The Vulnerability Timeline: From Discovery to Patch
Google released Chrome 147 to the Stable channel on April 7, 2026. The CVE-2026-5913 entry appeared in the National Vulnerability Database (NVD) the following day, April 8, linking to the Chrome release notes and the underlying Chromium issue 487195286.
Microsoft then added the CVE to its Security Update Guide, making it visible in enterprise vulnerability management workflows that rely on Microsoft’s catalog. That cross-vendor visibility matters: even though Chrome isn’t Microsoft software, its presence on millions of Windows endpoints means security teams need a single pane of glass for tracking. The MSRC entry normalizes the data for patch orchestration tools.
The fast disclosure—patch first, then CVE, then third-party cataloging—reflects Chrome’s mature coordinated vulnerability handling process. Google often holds back full technical details until a majority of users have updated, which is wise for a bug that can be triggered by any malicious page.
What to Do After Updating: Beyond Just Patching
A one-click update is a good start, but a few extra steps can harden your environment:
- Review browser restart policies: Many exploits target machines where the browser hasn’t been relaunched after an update. Force restarts if your fleet supports it, and educate users not to ignore the “Relaunch” button.
- Scan for suspicious pre-patch crashes: Out-of-bounds reads can cause odd browser behavior. If your telemetry shows unexplained crashes or unusual navigation patterns around April 7-8, investigate for possible earlier exploitation.
- Check other Chromium-based apps: Electron apps, embedded webviews, and alternative browsers might use an older Blink engine. Ensure they are updated or flagged for remediation.
- Reinforce web isolation: While you can’t patch a browser engine every day, network defenses like proxy filtering, ad blocking, and application allowlisting can make it harder for malicious pages to reach endpoints in the first place.
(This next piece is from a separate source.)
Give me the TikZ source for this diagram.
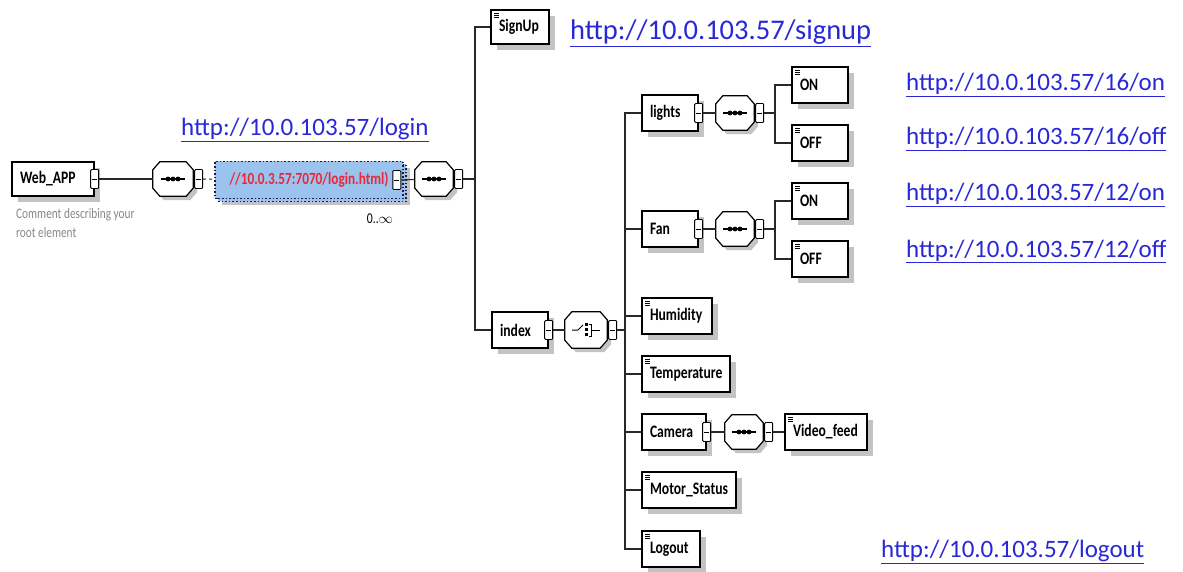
\documentclass[tikz,border=0pt]{standalone}
\usepackage{fontspec}
\setmainfont{Carlito}
\newfontfamily\lblfont[FakeStretch=0.78]{Carlito}
\usetikzlibrary{shadows}

\definecolor{urlblue}{RGB}{40,40,215}
\definecolor{loginfill}{RGB}{156,194,238}
\definecolor{loginred}{RGB}{232,40,56}
\definecolor{navyline}{RGB}{20,30,80}
\definecolor{shadowgray}{RGB}{195,195,195}
\definecolor{linegray}{RGB}{40,40,40}
\definecolor{commentgray}{RGB}{135,135,135}

\tikzset{
  conn/.style={draw=linegray, line width=1.1pt},
  elem/.style={draw=black, line width=1.3pt, fill=white, inner xsep=8pt, inner ysep=0pt,
    align=left, minimum height=36pt, font=\lblfont\bfseries\fontsize{17.5}{17.5}\selectfont,
    general shadow={fill=shadowgray, shadow xshift=6pt, shadow yshift=-6pt}},
  leaf/.style={elem, path picture={
    \foreach \d in {3,5,7}
      \draw[line width=0.6pt] ([shift={(3pt,-\d pt)}]path picture bounding box.north west) -- ++(5pt,0);}},
  tog/.style={draw=black, line width=0.9pt, fill=white, rounded corners=1pt,
    minimum width=8pt, minimum height=19pt, inner sep=0pt, path picture={
    \draw[line width=0.8pt] ([xshift=-2.5pt]path picture bounding box.center)
      -- ([xshift=2.5pt]path picture bounding box.center);}},
  octo/.style={inner sep=0pt, minimum width=40pt, minimum height=34pt},
  octline/.style={draw=black, line width=1.2pt, fill=white},
  loginbox/.style={draw=navyline, dotted, line width=1.6pt, fill=loginfill, inner sep=0pt,
    minimum width=188pt, minimum height=37pt,
    font=\lblfont\bfseries\fontsize{17}{17}\selectfont\color{loginred},
    general shadow={fill=shadowgray, draw=none, shadow xshift=7pt, shadow yshift=-7pt},
    general shadow={fill=loginfill, draw=navyline, dotted, shadow xshift=3pt, shadow yshift=-3pt}},
  url/.style={anchor=base west, inner sep=0pt, text=urlblue, font=\fontsize{25}{25}\selectfont}
}

% outline of a compositor octagon round node #1
\newcommand{\octpath}[1]{([xshift=7pt]#1.north west) -- ([xshift=-7pt]#1.north east)
  -- ([yshift=-8pt]#1.north east) -- ([yshift=8pt]#1.south east)
  -- ([xshift=-7pt]#1.south east) -- ([xshift=7pt]#1.south west)
  -- ([yshift=8pt]#1.south west) -- ([yshift=-8pt]#1.north west) -- cycle}
\newcommand{\octbase}[1]{%
  \fill[shadowgray, transform canvas={shift={(4pt,-4pt)}}] \octpath{#1};
  \filldraw[octline] \octpath{#1};}
% sequence
\newcommand{\seqocto}[1]{\octbase{#1}
  \draw[line width=1.1pt] ([xshift=-12pt]#1.center) -- ([xshift=12pt]#1.center);
  \foreach \x in {-5,0,5} \fill ([xshift=\x pt]#1.center) circle (2.4pt);}
% choice
\newcommand{\choiceocto}[1]{\octbase{#1}
  \draw[line width=1pt] ([xshift=-14pt]#1.center) -- ([xshift=-8pt]#1.center) -- ([xshift=-3pt,yshift=5pt]#1.center);
  \foreach \y in {-6,-1,4} \fill ([xshift=-1pt,yshift=\y pt]#1.center) rectangle ([xshift=1.8pt,yshift=\y pt+2.8pt]#1.center);
  \draw[line width=1pt] ([xshift=3pt,yshift=6pt]#1.center) -- ([xshift=5pt,yshift=6pt]#1.center)
    -- ([xshift=5pt,yshift=-6pt]#1.center) -- ([xshift=3pt,yshift=-6pt]#1.center);
  \draw[line width=1pt] ([xshift=5pt]#1.center) -- ([xshift=14pt]#1.center);}

\begin{document}
\begin{tikzpicture}[x=1pt,y=-1pt]
\useasboundingbox (0,0) rectangle (1183,572);

% root
\node[elem, text width=66pt, minimum height=34pt] (web) at (53,179) {Web\_APP};
\node[tog] (webT) at (web.east) {};
\node[anchor=north west, inner sep=0pt, align=left, text=commentgray,
  font=\lblfont\fontsize{14.5}{19.5}\selectfont] (comment) at (16,208) {Comment describing your\\root element};

\node[octo] (seq1) at (173,179) {};
\seqocto{seq1}
\node[tog, anchor=west] (seq1T) at ([xshift=1pt]seq1.east) {};
\node[loginbox] (login) at (309,180) {//10.0.3.57:7070/login.html)\hspace{6pt}};
\node[tog] (loginT) at ([xshift=-7pt]login.east) {};
\node[font=\lblfont\fontsize{15}{15}\selectfont, inner sep=0pt] (card) at (380,219) {0..$\infty$};
\node[octo, minimum width=38pt] (seq2) at (434,179) {};
\seqocto{seq2}
\node[tog, anchor=west] (seq2T) at ([xshift=1pt]seq2.east) {};
\coordinate (bus1) at (475,179);

\draw[conn] (webT) -- (seq1);
\draw[conn, dashed] (seq1T) -- (login);
\draw[conn] (loginT) -- (seq2);
\draw[conn] (seq2T) -- (bus1);

% SignUp / index
\node[leaf, text width=42pt, minimum height=34pt] (signup) at (520,27) {SignUp};
\node[elem, text width=40pt] (index) at (520,330) {index};
\node[tog] (indexT) at (index.east) {};
\node[octo, minimum width=42pt, minimum height=36pt] (sel) at (586,330) {};
\choiceocto{sel}
\node[tog, anchor=west] (selT) at ([xshift=1pt]sel.east) {};
\coordinate (bus2) at (625,330);

\draw[conn] (signup.west) -| (bus1);
\draw[conn] (index.west) -| (bus1);
\draw[conn] (indexT) -- (sel);
\draw[conn] (selT) -- (bus2);

% lights / Fan
\foreach \nm/\txt/\y in {lights/lights/113, fan/Fan/229}{
  \node[elem, text width=40pt] (\nm) at (670,\y) {\txt};
  \node[tog] (\nm T) at (\nm.east) {};
  \node[octo, minimum width=38pt] (\nm S) at (735,\y) {};
  \seqocto{\nm S}
  \node[tog, anchor=west] (\nm ST) at ([xshift=1pt]\nm S.east) {};
  \coordinate (\nm B) at (775,\y);
  \node[leaf, text width=40pt] (\nm On) at (820,\y-28) {ON};
  \node[leaf, text width=40pt] (\nm Off) at (820,\y+30) {OFF};
  \draw[conn] (\nm T) -- (\nm S);
  \draw[conn] (\nm ST) -- (\nm B);
  \draw[conn] (\nm On.west) -| (\nm B);
  \draw[conn] (\nm Off.west) -| (\nm B);
}

% other children of index
\node[leaf, text width=54pt] (humidity) at (677,316) {Humidity};
\node[leaf, text width=72pt] (temp) at (686,374) {Temperature};
\node[elem, text width=48pt] (camera) at (674,432) {Camera};
\node[tog] (cameraT) at (camera.east) {};
\node[octo, minimum width=38pt] (cameraS) at (744,432) {};
\seqocto{cameraS}
\node[tog, anchor=west] (cameraST) at ([xshift=1pt]cameraS.east) {};
\node[leaf, text width=66pt] (video) at (826,432) {Video\_feed};
\node[leaf, text width=78pt] (motor) at (689,490) {Motor\_Status};
\node[leaf, text width=42pt] (logout) at (671,549) {Logout};

\draw[conn] (lights.west) -| (bus2);
\draw[conn] (logout.west) -| (bus2);
\foreach \nm in {fan, humidity, temp, camera, motor}
  \draw[conn] (\nm.west) -- (\nm.west -| bus2);
\draw[conn] (cameraT) -- (cameraS);
\draw[conn] (cameraST) -- (video);

% URLs
\node[url, font=\fontsize{28.5}{28.5}\selectfont] (uSignup) at (570,40) {\underline{http://10.0.103.57/signup}};
\node[url] (uLogin) at (181,136) {\underline{http://10.0.103.57/login}};
\node[url] (uOn16) at (906,91) {\underline{http://10.0.103.57/16/on}};
\node[url] (uOff16) at (906,145) {\underline{http://10.0.103.57/16/off}};
\node[url] (uOn12) at (906,201) {\underline{http://10.0.103.57/12/on}};
\node[url] (uOff12) at (906,257) {\underline{http://10.0.103.57/12/off}};
\node[url] (uLogout) at (881,557) {\underline{http://10.0.103.57/logout}};
\end{tikzpicture}
\end{document}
Outlook: The Relentless Browser Security Cycle
CVE-2026-5913 is one of many memory-safety bugs in Blink—the Chrome 147 release alone patched dozens of vulnerabilities across various components. The sheer volume underlines why browser updates are a standing operational discipline, not a one-time event. Google’s close pairing of stable releases with CVE disclosures means that every new version likely squashes similar bugs.
What to watch next:
- Other Chromium-based browsers will likely issue advisories as they integrate the fix. Edge, Brave, Vivaldi, and Opera updates may mention the same CVE.
- If this bug was exploited in the wild, we might see blog posts from Google’s Threat Analysis Group (TAG) or third-party researchers later. The absence of such reports so far doesn’t guarantee safety; it only means no public evidence yet.
- Additional Blink-related CVEs often appear in clusters. Keep a close eye on Chrome’s release notes for subsequent patches.
For the average user, the takeaway is simple: let Chrome update and don’t postpone the restart. For IT shops, enforce that update now and treat browser patching with the same rigor as OS patching. The web is too hostile a place to run an out-of-date rendering engine.